The 28.7\% overall pipeline efficiency, while indicating substantial room for improvement, still enables the creation of large forecasting datasets from news sources while maintaining rigorous standards for question validity and answer definiteness.

\subsection{Implications for Forecasting Model Training}
\label{subsec:training_implications}

The curated dataset characteristics have important implications for forecasting model training. The diversity of question types, temporal horizons, and answer formats ensures models learn robust forecasting capabilities across different domains and time scales. The rigorous quality validation and highly effective leakage removal (reducing leakage from 44.7\% to 2.4\%) helps prevent models from learning spurious patterns or exploiting answer leakage.

The position-dependent quality patterns suggest that training data should potentially weight earlier questions more heavily, as they demonstrate higher selection rates and may represent more natural forecasting scenarios. The dramatic effectiveness of our leakage removal process (37.9\% reduction) demonstrates that automated editing can successfully address answer revelation issues, making the final dataset highly suitable for training without leakage concerns.

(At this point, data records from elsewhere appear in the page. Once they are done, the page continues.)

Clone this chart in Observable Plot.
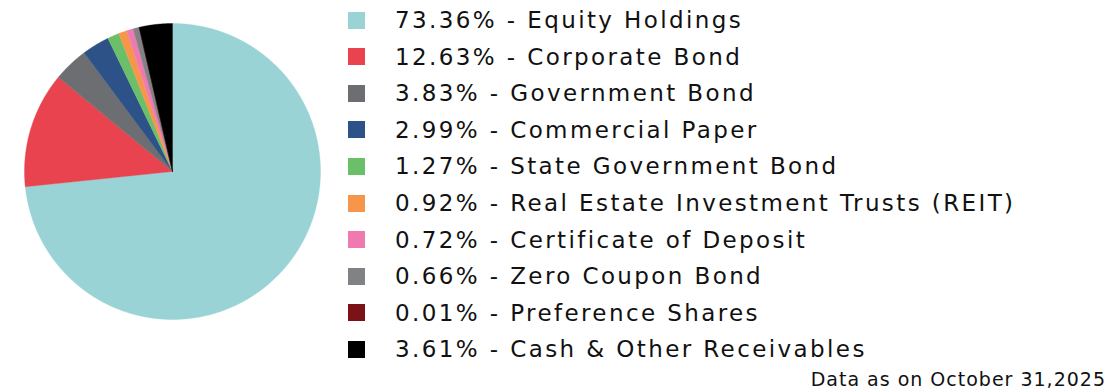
<!DOCTYPE html>
<html>
<head>
<meta charset="utf-8">
<script src="https://cdn.jsdelivr.net/npm/d3@7"></script>
<script src="https://cdn.jsdelivr.net/npm/@observablehq/plot@0.6"></script>
<style>
  html, body { margin: 0; padding: 0; background: #fff; }
  #wrap { position: relative; width: 1116px; height: 391px; overflow: hidden; font-family: "DejaVu Sans", sans-serif; }
  #chart { position: absolute; left: 0; top: 0; }
  #legend { position: absolute; left: 348px; top: 2px; }
  .row { display: flex; align-items: center; height: 36.56px; }
  .sw { width: 17px; height: 17px; margin-right: 30px; flex: none; }
  .lbl { font-size: 23px; letter-spacing: 2.4px; color: #111; white-space: nowrap; }
  #foot { position: absolute; right: 10px; top: 368px; font-size: 19px; letter-spacing: 1px; color: #111; white-space: nowrap; }
</style>
</head>
<body>
<div id="wrap">
  <div id="chart"></div>
  <div id="legend"></div>
  <div id="foot"></div>
</div>
<script>
const categories = ["Equity Holdings", "Corporate Bond", "Government Bond", "Commercial Paper", "State Government Bond", "Real Estate Investment Trusts (REIT)", "Certificate of Deposit", "Zero Coupon Bond", "Preference Shares", "Cash & Other Receivables"];
const values = [73.36, 12.63, 3.83, 2.99, 1.27, 0.92, 0.72, 0.66, 0.01, 3.61];
const colors = ["#9AD3D5", "#E8434E", "#6D6E71", "#2C5288", "#6BBF69", "#F7964B", "#EF7AB0", "#808285", "#7A1218", "#000000"];
const footnote = "Data as on October 31,2025";

const slices = categories.map((name, i) => ({name, value: values[i], color: colors[i]}));
const arcs = d3.pie().sort(null).value(d => d.value)(slices);

// polygon vertices for each slice (unit circle, clockwise from 12 o'clock)
const pts = [];
for (const a of arcs) {
  const n = Math.max(2, Math.ceil((a.endAngle - a.startAngle) / 0.005));
  pts.push({name: a.data.name, color: a.data.color, x: 0, y: 0});
  for (let k = 0; k <= n; k++) {
    const t = a.startAngle + (a.endAngle - a.startAngle) * k / n;
    pts.push({name: a.data.name, color: a.data.color, x: Math.sin(t), y: Math.cos(t)});
  }
  pts.push({name: a.data.name, color: a.data.color, x: 0, y: 0});
}

const chart = Plot.plot({
  width: 344,
  height: 342,
  marginLeft: 24, marginRight: 24, marginTop: 23, marginBottom: 23,
  x: {domain: [-1, 1], axis: null},
  y: {domain: [-1, 1], axis: null},
  color: {type: "identity"},
  marks: [
    Plot.line(pts, {x: "x", y: "y", z: "name", fill: "color", stroke: "color", strokeWidth: 0.4, curve: "linear"})
  ]
});
document.getElementById("chart").appendChild(chart);

const legend = document.getElementById("legend");
slices.forEach(s => {
  const row = document.createElement("div");
  row.className = "row";
  const sw = document.createElement("div");
  sw.className = "sw";
  sw.style.background = s.color;
  const lbl = document.createElement("div");
  lbl.className = "lbl";
  lbl.textContent = `${s.value.toFixed(2)}% - ${s.name}`;
  row.appendChild(sw);
  row.appendChild(lbl);
  legend.appendChild(row);
});
document.getElementById("foot").textContent = footnote;
</script>
</body>
</html>
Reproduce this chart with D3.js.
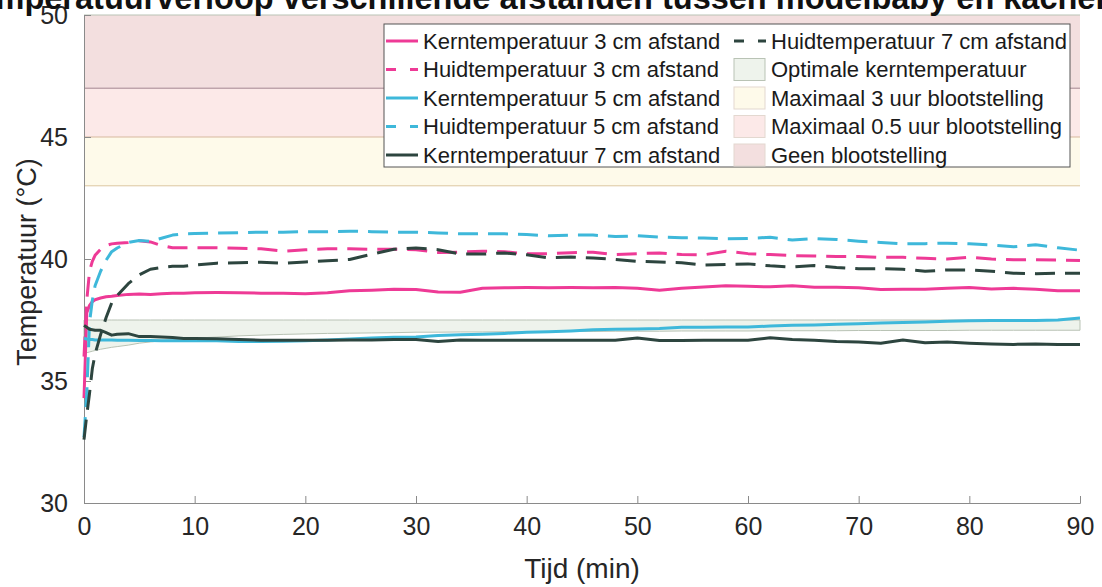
<!DOCTYPE html>
<html>
<head>
<meta charset="utf-8">
<script src="https://cdn.jsdelivr.net/npm/d3@7"></script>
<style>
  body { margin: 0; background: #fff; }
  svg { display: block; font-family: 'Liberation Sans', Arial, sans-serif; }
</style>
</head>
<body>
<svg class="chart" width="1102" height="587"></svg>
<script>
const WIDTH = 1102;
const HEIGHT = 587;
const LINE_WIDTH = 3;

// time in minutes
const time = [0, 0.25, 0.5, 0.75, 1, 1.5, 2, 2.5, 3, 4, 5, 6, 7, 8, 9, 10,
  12, 14, 16, 18, 20, 22, 24, 26, 28, 30, 32, 34, 36, 38, 40, 42, 44, 46, 48, 50,
  52, 54, 56, 58, 60, 62, 64, 66, 68, 70, 72, 74, 76, 78, 80, 82, 84, 86, 88, 90];

const kern3 = [34.3, 37.8, 38.1, 38.25, 38.33, 38.4, 38.45, 38.47, 38.5, 38.55, 38.57, 38.55, 38.58, 38.6, 38.6, 38.62,
  38.63, 38.62, 38.6, 38.6, 38.58, 38.62, 38.7, 38.72, 38.76, 38.75, 38.65, 38.64, 38.8, 38.82, 38.83, 38.82, 38.83, 38.82, 38.83, 38.8,
  38.72, 38.8, 38.85, 38.9, 38.88, 38.86, 38.9, 38.84, 38.84, 38.82, 38.75, 38.76, 38.76, 38.8, 38.83, 38.77, 38.8, 38.76, 38.7, 38.7];
const huid3 = [36.0, 38.3, 39.5, 39.9, 40.15, 40.4, 40.55, 40.62, 40.65, 40.68, 40.75, 40.7, 40.55, 40.46, 40.46, 40.46,
  40.46, 40.44, 40.42, 40.32, 40.38, 40.42, 40.42, 40.4, 40.4, 40.38, 40.27, 40.28, 40.32, 40.3, 40.21, 40.22, 40.26, 40.28, 40.18, 40.22,
  40.25, 40.18, 40.17, 40.32, 40.22, 40.18, 40.14, 40.12, 40.1, 40.1, 40.07, 40.07, 40.03, 40.0, 40.07, 40.0, 39.97, 39.97, 39.96, 39.94];
const kern5 = [36.75, 36.72, 36.7, 36.7, 36.68, 36.68, 36.68, 36.68, 36.67, 36.67, 36.66, 36.66, 36.65, 36.65, 36.65, 36.65,
  36.65, 36.62, 36.62, 36.63, 36.65, 36.68, 36.72, 36.76, 36.79, 36.8, 36.86, 36.9, 36.92, 36.95, 37.0, 37.02, 37.05, 37.1, 37.12, 37.13,
  37.15, 37.2, 37.2, 37.21, 37.21, 37.25, 37.28, 37.3, 37.33, 37.35, 37.38, 37.4, 37.42, 37.45, 37.47, 37.48, 37.48, 37.48, 37.5, 37.58];
const huid5 = [32.7, 34.5, 37.4, 38.3, 38.9, 39.5, 39.95, 40.3, 40.45, 40.68, 40.76, 40.72, 40.85, 40.98, 41.03, 41.04,
  41.06, 41.08, 41.1, 41.1, 41.12, 41.12, 41.14, 41.12, 41.1, 41.1, 41.07, 41.03, 41.04, 41.03, 41.0, 40.95, 40.98, 40.98, 40.92, 40.95,
  40.9, 40.87, 40.86, 40.83, 40.84, 40.89, 40.78, 40.84, 40.8, 40.73, 40.68, 40.62, 40.63, 40.65, 40.62, 40.57, 40.5, 40.58, 40.46, 40.36];
const kern7 = [37.28, 37.2, 37.12, 37.1, 37.08, 37.08, 36.98, 36.88, 36.92, 36.94, 36.82, 36.82, 36.8, 36.78, 36.74, 36.74,
  36.73, 36.7, 36.67, 36.67, 36.67, 36.67, 36.68, 36.68, 36.7, 36.7, 36.62, 36.68, 36.67, 36.67, 36.67, 36.67, 36.67, 36.67, 36.67, 36.76,
  36.66, 36.66, 36.67, 36.67, 36.67, 36.77, 36.7, 36.67, 36.62, 36.6, 36.55, 36.68, 36.57, 36.6, 36.55, 36.52, 36.5, 36.52, 36.5, 36.5];
const huid7 = [32.6, 33.6, 34.5, 35.5, 36.1, 36.9, 37.6, 38.2, 38.5, 38.99, 39.35, 39.58, 39.65, 39.7, 39.7, 39.75,
  39.83, 39.85, 39.87, 39.83, 39.88, 39.93, 39.98, 40.2, 40.4, 40.45, 40.38, 40.2, 40.2, 40.25, 40.17, 40.05, 40.08, 40.04, 39.98, 39.9,
  39.88, 39.85, 39.75, 39.78, 39.8, 39.72, 39.67, 39.73, 39.65, 39.6, 39.6, 39.58, 39.5, 39.55, 39.55, 39.5, 39.42, 39.4, 39.42, 39.42];

// optimal core temperature band: lower edge curve, upper edge fixed
const optimalLow = [36.12, 36.16, 36.19, 36.22, 36.25, 36.3, 36.34, 36.38, 36.41, 36.47, 36.55, 36.6, 36.65, 36.7, 36.73, 36.76,
  36.8, 36.85, 36.88, 36.91, 36.93, 36.95, 36.96, 36.97, 36.98, 37.0, 37.0, 37.01, 37.01, 37.02, 37.02, 37.03, 37.03, 37.03, 37.04, 37.04,
  37.04, 37.05, 37.05, 37.05, 37.05, 37.06, 37.06, 37.06, 37.06, 37.07, 37.07, 37.07, 37.07, 37.07, 37.08, 37.08, 37.08, 37.08, 37.08, 37.08];
const optimalHigh = 37.5;

// exposure bands [from, to]
const bandNames = ['Maximaal 3 uur blootstelling', 'Maximaal 0.5 uur blootstelling', 'Geen blootstelling'];
const bandRanges = [[43, 45], [45, 47], [47, 50]];

const seriesNames = ['Kerntemperatuur 3 cm afstand', 'Huidtemperatuur 3 cm afstand', 'Kerntemperatuur 5 cm afstand',
  'Huidtemperatuur 5 cm afstand', 'Kerntemperatuur 7 cm afstand', 'Huidtemperatuur 7 cm afstand'];
const seriesValues = [kern3, huid3, kern5, huid5, kern7, huid7];

const xTicks = [0, 10, 20, 30, 40, 50, 60, 70, 80, 90];
const yTicks = [30, 35, 40, 45, 50];

const COLORS = ['#EE3A96', '#EE3A96', '#3EB8DA', '#3EB8DA', '#2D453F', '#2D453F'];
const DASHED = [false, true, false, true, false, true];
const BAND_FILL = ['#FEFAEA', '#FCE9E8', '#F3DFDF'];
const BAND_EDGE = ['#DCC6A0', '#D7B89E', '#A28590'];
const OPT_FILL = '#EEF3EC';
const OPT_EDGE = '#B9C3B5';

const x = d3.scaleLinear().domain([0, 90]).range([84, 1080]);
const y = d3.scaleLinear().domain([30, 50]).range([503, 15]);

const svg = d3.select('.chart');

// exposure bands
svg.append('g').selectAll('rect')
  .data(bandRanges)
  .enter().append('rect')
  .attr('x', x(0))
  .attr('width', x(90) - x(0))
  .attr('y', (d) => y(d[1]))
  .attr('height', (d) => y(d[0]) - y(d[1]))
  .style('fill', (d, i) => BAND_FILL[i]);

svg.append('g').selectAll('line')
  .data(bandRanges)
  .enter().append('line')
  .attr('x1', x(0))
  .attr('x2', x(90))
  .attr('y1', (d) => y(d[0]))
  .attr('y2', (d) => y(d[0]))
  .style('stroke', (d, i) => BAND_EDGE[i])
  .style('stroke-width', 1);

svg.append('line')
  .attr('x1', x(0)).attr('x2', x(90))
  .attr('y1', y(50)).attr('y2', y(50))
  .style('stroke', '#B9C3B5')
  .style('stroke-width', 1);

// optimal band
const optData = time.map((t, i) => ({ t, lo: optimalLow[i] }));
svg.append('path')
  .datum(optData)
  .attr('d', d3.area().x((d) => x(d.t)).y0((d) => y(d.lo)).y1(y(optimalHigh)))
  .style('fill', OPT_FILL)
  .style('stroke', OPT_EDGE)
  .style('stroke-width', 1);

// axes
const xAxis = svg.append('g')
  .attr('transform', `translate(0,${y(30)})`)
  .call(d3.axisBottom(x).tickValues(xTicks).tickSize(-7).tickPadding(14).tickFormat(d3.format('d')));
const yAxis = svg.append('g')
  .attr('transform', `translate(${x(0)},0)`)
  .call(d3.axisLeft(y).tickValues(yTicks).tickSize(-7).tickPadding(16).tickFormat(d3.format('d')));

[xAxis, yAxis].forEach((ax) => {
  ax.select('.domain').style('stroke', '#8a8a8a');
  ax.selectAll('.tick line').style('stroke', '#8a8a8a');
  ax.selectAll('.tick text')
    .style('font-size', '25px')
    .style('fill', '#262626')
    .style('font-family', "'Liberation Sans', Arial, sans-serif");
});
yAxis.selectAll('.tick text').attr('dy', '0.35em');

// series lines
const line = d3.line().x((d) => x(d[0])).y((d) => y(d[1]));
svg.append('g').selectAll('path')
  .data(seriesValues)
  .enter().append('path')
  .attr('d', (vals) => line(vals.map((v, i) => [time[i], v])))
  .style('fill', 'none')
  .style('stroke', (d, i) => COLORS[i])
  .style('stroke-width', LINE_WIDTH)
  .style('stroke-linejoin', 'round')
  .style('stroke-dasharray', (d, i) => (DASHED[i] ? '20,10' : null));

// axis labels + title
svg.append('text')
  .attr('x', 582).attr('y', 578)
  .attr('text-anchor', 'middle')
  .style('font-size', '28px')
  .style('fill', '#262626')
  .text('Tijd (min)');

svg.append('text')
  .attr('transform', 'translate(36,262) rotate(-90)')
  .attr('text-anchor', 'middle')
  .style('font-size', '27px')
  .style('fill', '#262626')
  .text('Temperatuur (°C)');

// title is cut off by the top edge, as in the source picture
svg.append('text')
  .attr('x', -40).attr('y', 9)
  .style('font-size', '32.5px')
  .style('font-weight', 'bold')
  .style('fill', '#111')
  .text('Temperatuurverloop verschillende afstanden tussen modelbaby en kachel');

// legend
const legend = svg.append('g');
legend.append('rect')
  .attr('x', 384).attr('y', 24)
  .attr('width', 686).attr('height', 143)
  .style('fill', '#fff')
  .style('stroke', '#555')
  .style('stroke-width', 1);

const ROW_Y = [41, 69.5, 98, 126.5, 155];
const legendItems = [
  ...seriesNames.map((name, i) => ({ name, kind: 'line', i })),
  { name: 'Optimale kerntemperatuur', kind: 'patch', fill: OPT_FILL, edge: OPT_EDGE },
  ...bandNames.map((name, i) => ({ name, kind: 'patch', fill: BAND_FILL[i], edge: '#E3D8D0' })),
];

legendItems.forEach((item, k) => {
  const col = k < 5 ? 0 : 1;
  const row = k < 5 ? k : k - 5;
  const sx = col === 0 ? 386 : 734;
  const cy = ROW_Y[row];
  if (item.kind === 'line') {
    legend.append('line')
      .attr('x1', sx).attr('x2', sx + 32)
      .attr('y1', cy).attr('y2', cy)
      .style('stroke', COLORS[item.i])
      .style('stroke-width', LINE_WIDTH)
      .style('stroke-dasharray', DASHED[item.i] ? '10,14' : null);
  } else {
    legend.append('rect')
      .attr('x', sx).attr('y', cy - 11)
      .attr('width', 31).attr('height', 22)
      .style('fill', item.fill)
      .style('stroke', item.edge)
      .style('stroke-width', 1);
  }
  legend.append('text')
    .attr('x', sx + 37).attr('y', cy)
    .attr('dy', '0.35em')
    .style('font-size', '22px')
    .style('fill', '#1a1a1a')
    .text(item.name);
});
</script>
</body>
</html>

Our pipeline's 28.7\% success rate in converting raw news articles to usable forecasting questions demonstrates the challenges of automated dataset creation while still providing substantial scale for forecasting research. The pipeline successfully converts nearly 50,000 news articles into over 14,000 high-quality forecasting questions, providing the scale necessary for training effective forecasting models.